[start of RECORD EXCERPTS]
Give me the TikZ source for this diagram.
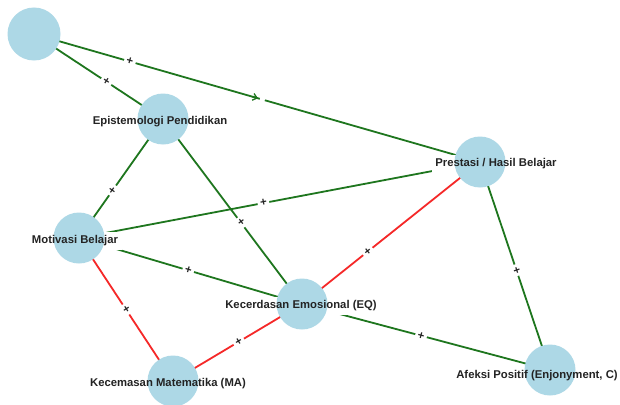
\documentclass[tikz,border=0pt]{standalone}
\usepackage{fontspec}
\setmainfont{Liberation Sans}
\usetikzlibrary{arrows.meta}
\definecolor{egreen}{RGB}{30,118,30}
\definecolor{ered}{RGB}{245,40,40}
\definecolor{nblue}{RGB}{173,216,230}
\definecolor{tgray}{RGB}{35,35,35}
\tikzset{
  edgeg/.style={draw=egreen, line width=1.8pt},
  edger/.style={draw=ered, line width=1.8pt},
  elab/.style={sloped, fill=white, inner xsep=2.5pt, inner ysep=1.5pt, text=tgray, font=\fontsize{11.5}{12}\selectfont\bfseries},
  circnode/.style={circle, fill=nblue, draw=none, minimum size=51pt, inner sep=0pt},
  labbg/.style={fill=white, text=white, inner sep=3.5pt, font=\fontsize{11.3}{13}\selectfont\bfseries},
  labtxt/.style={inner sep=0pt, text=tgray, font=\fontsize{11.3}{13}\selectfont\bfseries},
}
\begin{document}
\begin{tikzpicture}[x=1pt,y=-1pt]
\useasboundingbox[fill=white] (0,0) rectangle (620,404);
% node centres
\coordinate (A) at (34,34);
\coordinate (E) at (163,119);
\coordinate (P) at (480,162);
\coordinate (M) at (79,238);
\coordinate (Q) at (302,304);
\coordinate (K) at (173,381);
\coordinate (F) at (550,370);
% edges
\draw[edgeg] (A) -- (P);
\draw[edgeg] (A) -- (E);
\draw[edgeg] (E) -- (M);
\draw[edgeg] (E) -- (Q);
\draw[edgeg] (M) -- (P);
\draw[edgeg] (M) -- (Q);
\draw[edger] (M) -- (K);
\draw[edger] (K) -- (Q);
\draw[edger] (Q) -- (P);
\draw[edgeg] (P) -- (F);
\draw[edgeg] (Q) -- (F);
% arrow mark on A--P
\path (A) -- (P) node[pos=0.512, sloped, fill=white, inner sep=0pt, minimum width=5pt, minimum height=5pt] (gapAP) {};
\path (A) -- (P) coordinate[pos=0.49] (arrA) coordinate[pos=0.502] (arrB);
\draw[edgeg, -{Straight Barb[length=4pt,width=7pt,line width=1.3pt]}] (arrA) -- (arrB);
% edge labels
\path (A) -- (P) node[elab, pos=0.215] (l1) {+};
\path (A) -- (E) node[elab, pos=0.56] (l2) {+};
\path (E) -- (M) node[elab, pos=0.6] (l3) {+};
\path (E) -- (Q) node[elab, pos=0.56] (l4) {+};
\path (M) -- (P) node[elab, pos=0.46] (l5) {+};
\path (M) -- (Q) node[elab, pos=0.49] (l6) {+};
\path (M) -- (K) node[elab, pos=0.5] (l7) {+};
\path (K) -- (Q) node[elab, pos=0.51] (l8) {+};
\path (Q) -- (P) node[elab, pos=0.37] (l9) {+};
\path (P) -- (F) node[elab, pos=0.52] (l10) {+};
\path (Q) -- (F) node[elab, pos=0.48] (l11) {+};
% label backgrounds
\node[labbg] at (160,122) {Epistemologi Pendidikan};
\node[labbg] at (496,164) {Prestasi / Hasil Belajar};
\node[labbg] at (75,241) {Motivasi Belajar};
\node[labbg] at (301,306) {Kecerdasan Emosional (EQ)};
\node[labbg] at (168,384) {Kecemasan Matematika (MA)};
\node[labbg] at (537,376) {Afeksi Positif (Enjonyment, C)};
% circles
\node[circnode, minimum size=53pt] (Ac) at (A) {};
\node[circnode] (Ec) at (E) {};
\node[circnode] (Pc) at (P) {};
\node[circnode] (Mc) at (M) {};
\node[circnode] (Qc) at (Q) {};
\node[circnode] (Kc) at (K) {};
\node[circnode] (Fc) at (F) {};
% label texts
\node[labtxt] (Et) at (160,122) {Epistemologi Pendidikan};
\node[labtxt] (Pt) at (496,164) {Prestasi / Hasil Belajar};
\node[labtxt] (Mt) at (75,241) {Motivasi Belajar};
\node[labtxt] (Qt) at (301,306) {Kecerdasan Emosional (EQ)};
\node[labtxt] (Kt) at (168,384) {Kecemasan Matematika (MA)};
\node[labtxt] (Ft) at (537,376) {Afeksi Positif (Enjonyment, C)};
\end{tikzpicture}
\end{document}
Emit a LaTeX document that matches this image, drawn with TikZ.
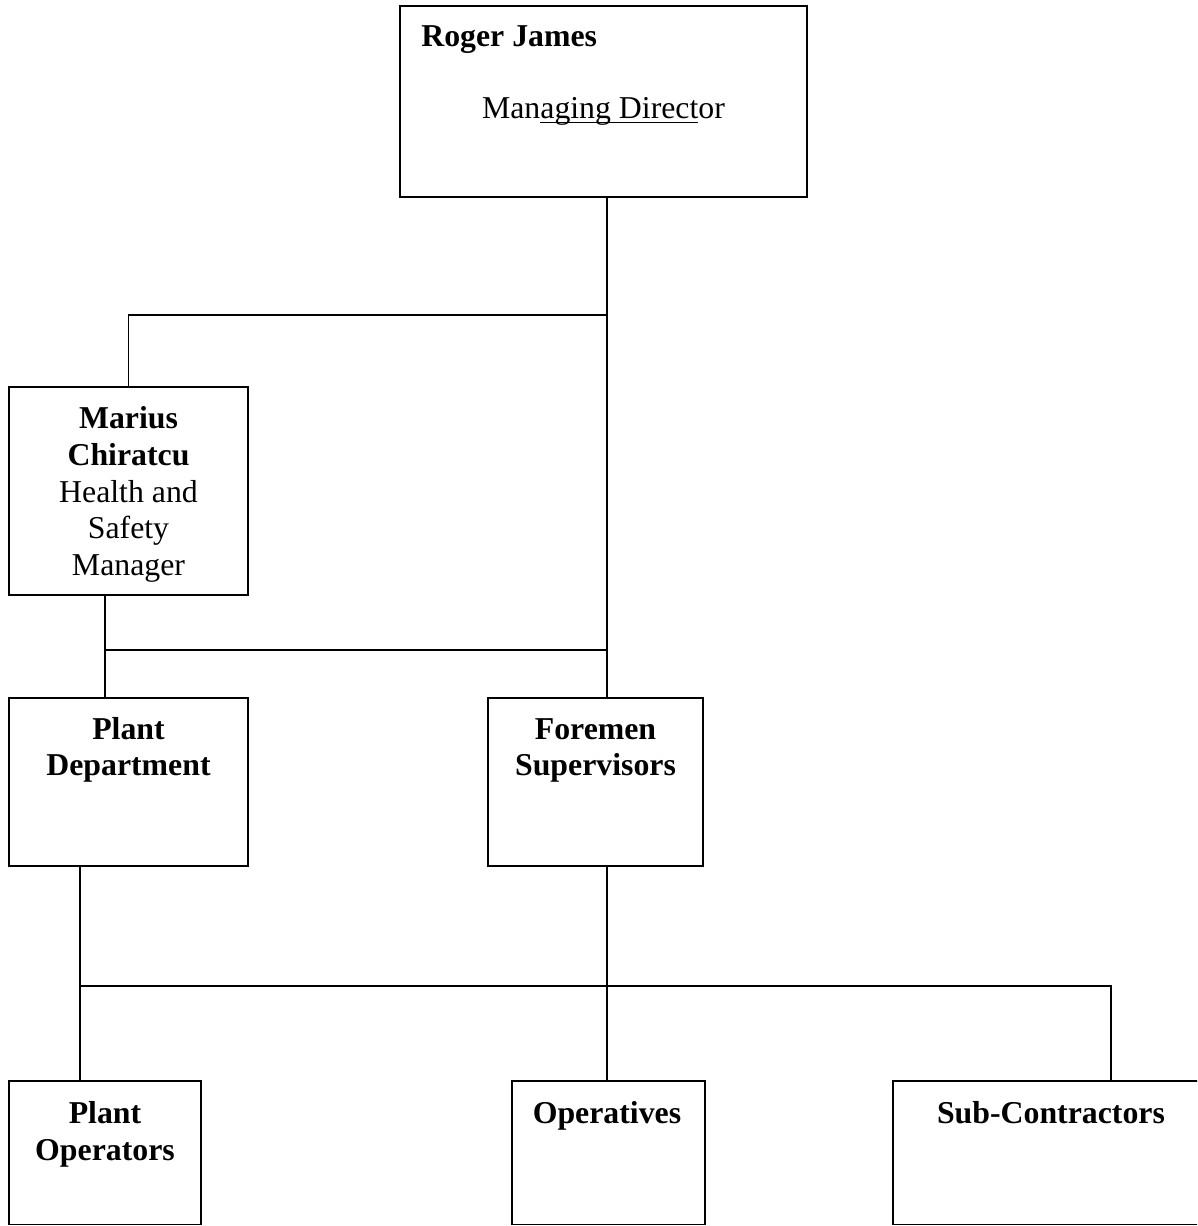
[end of RECORD EXCERPTS]
TASK REQUIREMENTS
Transcribe all of the records above character for character. Exclude the pictures.

SOLVED EXERCISE
Give me the TikZ source for this diagram.
\documentclass[tikz,border=0pt]{standalone}
\usepackage{fontspec}
\setmainfont{Liberation Sans}
\usetikzlibrary{arrows.meta}
\definecolor{egreen}{RGB}{30,118,30}
\definecolor{ered}{RGB}{245,40,40}
\definecolor{nblue}{RGB}{173,216,230}
\definecolor{tgray}{RGB}{35,35,35}
\tikzset{
  edgeg/.style={draw=egreen, line width=1.8pt},
  edger/.style={draw=ered, line width=1.8pt},
  elab/.style={sloped, fill=white, inner xsep=2.5pt, inner ysep=1.5pt, text=tgray, font=\fontsize{11.5}{12}\selectfont\bfseries},
  circnode/.style={circle, fill=nblue, draw=none, minimum size=51pt, inner sep=0pt},
  labbg/.style={fill=white, text=white, inner sep=3.5pt, font=\fontsize{11.3}{13}\selectfont\bfseries},
  labtxt/.style={inner sep=0pt, text=tgray, font=\fontsize{11.3}{13}\selectfont\bfseries},
}
\begin{document}
\begin{tikzpicture}[x=1pt,y=-1pt]
\useasboundingbox[fill=white] (0,0) rectangle (620,404);
% node centres
\coordinate (A) at (34,34);
\coordinate (E) at (163,119);
\coordinate (P) at (480,162);
\coordinate (M) at (79,238);
\coordinate (Q) at (302,304);
\coordinate (K) at (173,381);
\coordinate (F) at (550,370);
% edges
\draw[edgeg] (A) -- (P);
\draw[edgeg] (A) -- (E);
\draw[edgeg] (E) -- (M);
\draw[edgeg] (E) -- (Q);
\draw[edgeg] (M) -- (P);
\draw[edgeg] (M) -- (Q);
\draw[edger] (M) -- (K);
\draw[edger] (K) -- (Q);
\draw[edger] (Q) -- (P);
\draw[edgeg] (P) -- (F);
\draw[edgeg] (Q) -- (F);
% arrow mark on A--P
\path (A) -- (P) node[pos=0.512, sloped, fill=white, inner sep=0pt, minimum width=5pt, minimum height=5pt] (gapAP) {};
\path (A) -- (P) coordinate[pos=0.49] (arrA) coordinate[pos=0.502] (arrB);
\draw[edgeg, -{Straight Barb[length=4pt,width=7pt,line width=1.3pt]}] (arrA) -- (arrB);
% edge labels
\path (A) -- (P) node[elab, pos=0.215] (l1) {+};
\path (A) -- (E) node[elab, pos=0.56] (l2) {+};
\path (E) -- (M) node[elab, pos=0.6] (l3) {+};
\path (E) -- (Q) node[elab, pos=0.56] (l4) {+};
\path (M) -- (P) node[elab, pos=0.46] (l5) {+};
\path (M) -- (Q) node[elab, pos=0.49] (l6) {+};
\path (M) -- (K) node[elab, pos=0.5] (l7) {+};
\path (K) -- (Q) node[elab, pos=0.51] (l8) {+};
\path (Q) -- (P) node[elab, pos=0.37] (l9) {+};
\path (P) -- (F) node[elab, pos=0.52] (l10) {+};
\path (Q) -- (F) node[elab, pos=0.48] (l11) {+};
% label backgrounds
\node[labbg] at (160,122) {Epistemologi Pendidikan};
\node[labbg] at (496,164) {Prestasi / Hasil Belajar};
\node[labbg] at (75,241) {Motivasi Belajar};
\node[labbg] at (301,306) {Kecerdasan Emosional (EQ)};
\node[labbg] at (168,384) {Kecemasan Matematika (MA)};
\node[labbg] at (537,376) {Afeksi Positif (Enjonyment, C)};
% circles
\node[circnode, minimum size=53pt] (Ac) at (A) {};
\node[circnode] (Ec) at (E) {};
\node[circnode] (Pc) at (P) {};
\node[circnode] (Mc) at (M) {};
\node[circnode] (Qc) at (Q) {};
\node[circnode] (Kc) at (K) {};
\node[circnode] (Fc) at (F) {};
% label texts
\node[labtxt] (Et) at (160,122) {Epistemologi Pendidikan};
\node[labtxt] (Pt) at (496,164) {Prestasi / Hasil Belajar};
\node[labtxt] (Mt) at (75,241) {Motivasi Belajar};
\node[labtxt] (Qt) at (301,306) {Kecerdasan Emosional (EQ)};
\node[labtxt] (Kt) at (168,384) {Kecemasan Matematika (MA)};
\node[labtxt] (Ft) at (537,376) {Afeksi Positif (Enjonyment, C)};
\end{tikzpicture}
\end{document}
Emit a LaTeX document that matches this image, drawn with TikZ.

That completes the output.